2014/10/06 08:42:28 網誌分類: 生活
06 Oct
        早前去了一趟雲南之旅,由昆明上大理再上麗江再至香格里拉梅里雪山,個人遊沿途乘了不知多少里路的出租車或「白牌」車程,車上無事可做時聽聽司機唱機播放的歌,在大量不認識的時下內地流行曲、零星的少數民族歌曲外,偶爾傳來於我倍感親切的廣東歌──我清楚記得,除了一趟是陳慧嫻的《夜機》外,其餘盡是Beyond的歌。Beyond的歌(其實是家駒時代的Beyond)真神奇,經過這麼多年,家駒的吶喊歌聲竟在神州大地遍地開花,唱進了《中國好聲音》,唱進了《我是歌手》,唱進了與無數寂寥作伴的漫漫車程之中;當然,其中衍生的意義變化,又是另一個文化研究可探討的題目。

        是以當橙色直幅標語「風雨中抱緊自由」從中區天橋懸掛放下的一刻,集會人士齊聲拍掌,那一刻我感到由衷的安慰,家駒精神終於回到它最理想的一個場域。有誰想到呢?不是說代溝或文化隔閡嗎?家駒離世已二十一年,今天很多來參與集會抗爭的年輕人,出生時家駒甚至已不在了,但家駒的理想主義卻隔代感染了無數後來者;《海闊天空》更成了「香港公民抗爭」的主題曲,在中環、金鐘、旺角以至海外華人支援運動中,集會者齊聲合唱,其力量足可說是華文版的Imagine!

        我的成長時代,算是親身經歷過香港樂隊百花齊放的日子,在芸芸樂隊中,Beyond和達明一派無疑是最有影響力的。達明一派是前衞的、電子的、帶英倫風的,歌曲是優雅的,歌詞充滿春青氣息,將迷茫少年的無根失重和城市闖蕩寫得極富感染力,詞人如陳少琪、周耀輝等,為達明的歌曲注入了不一樣的文學性。相對來說,fullband的Beyond的歌詞沒那種深刻的文學含義和高度,尤其早期Beyond歌曲多由成員自己填詞,水準未算突出,但勝在直率、具爆發力,歌詞常出現「理想」、「憤怒」但又帶一股莫名滄桑,自成一格,很能直抒胸臆,粗糙得來很有一種吶喊狂放的力量(後來出現更多人文題材如種族歧視、環保、歷史題材等,則可另寫)。當年喜歡Beyond還是達明一派多點?根本無須非此即彼,兩個世界照單全收,在生命中自會長出不同的花。

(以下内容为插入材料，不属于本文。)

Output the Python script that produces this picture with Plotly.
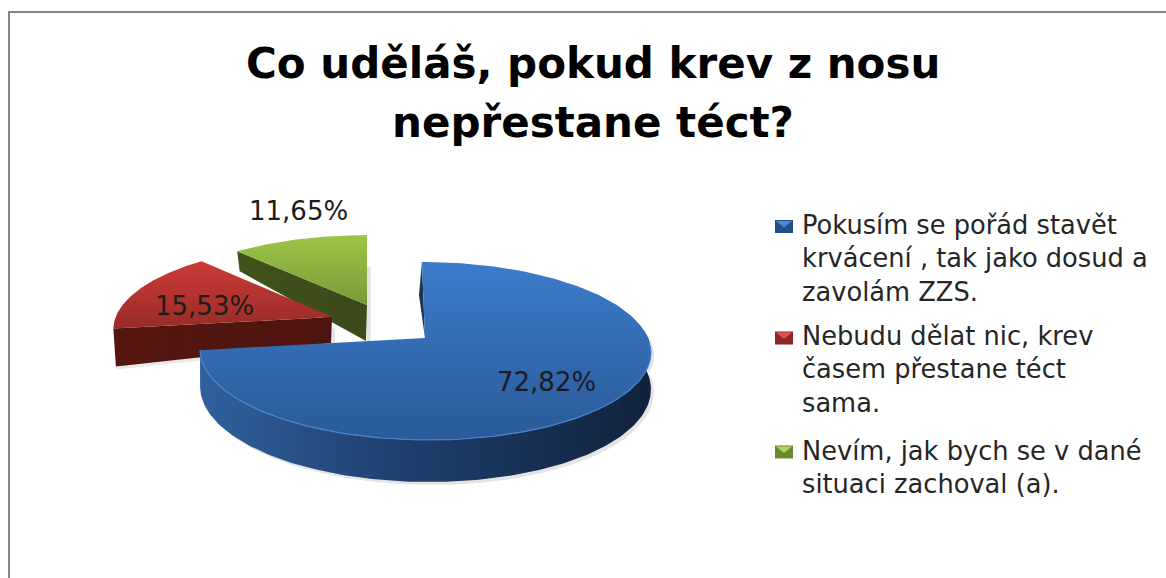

        在多年之後,很多當年紅過一時的樂隊都無人記起,連劉以達都曾自嘲:很多年輕人只知我是「夢遺大師」。而英年早逝的家駒,他的理想主義(《再見理想》沒告別理想,「放棄了理想,誰人都可以」,但家駒沒有),卻在現實不堪的世界中流傳下來,尤其在價值淪喪的神州大地繼續傳播。能夠說正正是家駒的理想主義填補了當代人的「空洞」嗎?或者說,無論世界多麼現實,理想的火花永遠也不會全然熄滅?我不敢太樂觀,當見中國那些選秀歌唱比賽,最多唱的其實是《喜歡你》、《情人》這類比較大眾的家駒情歌,而陳可辛《中國合伙人》中醉酒青年在KTV包廂中發洩大唱《海闊天空》,卻未必不會在現實發生。即或《海闊天空》如今成為真正的抗爭歌曲,也不說明家駒音樂就得以傳承,說到底《海闊天空》出自一九九三年的專輯《樂與怒》,可近乎說是家駒遺作;而之前由「地下」轉戰「地上」再打進東瀛的十年之路,尤其是比較偏鋒之作,中間又遺失了多少?

        但想想,一定的遺忘又屬必然的。怎樣美好也好,沒有人可原封保留一個時代,這對後來者也未必是好的。當聽到家駒歌曲被年輕人有心地演繹,如最近電影《點對點》重新演繹家駒的《早班火車》、《冷雨》等(前者又令人想起林振強),總覺得家駒精神還是「不死」的。至少「風雨中抱緊自由」是真的留下來,與旁邊的《Doyouhearthepeoplesing》、不遠處魯迅的「不在沉默中爆發,便在沉默中滅亡」標語共起舞時,在歌聲飄揚下,香港出奇詭異地海闊天空。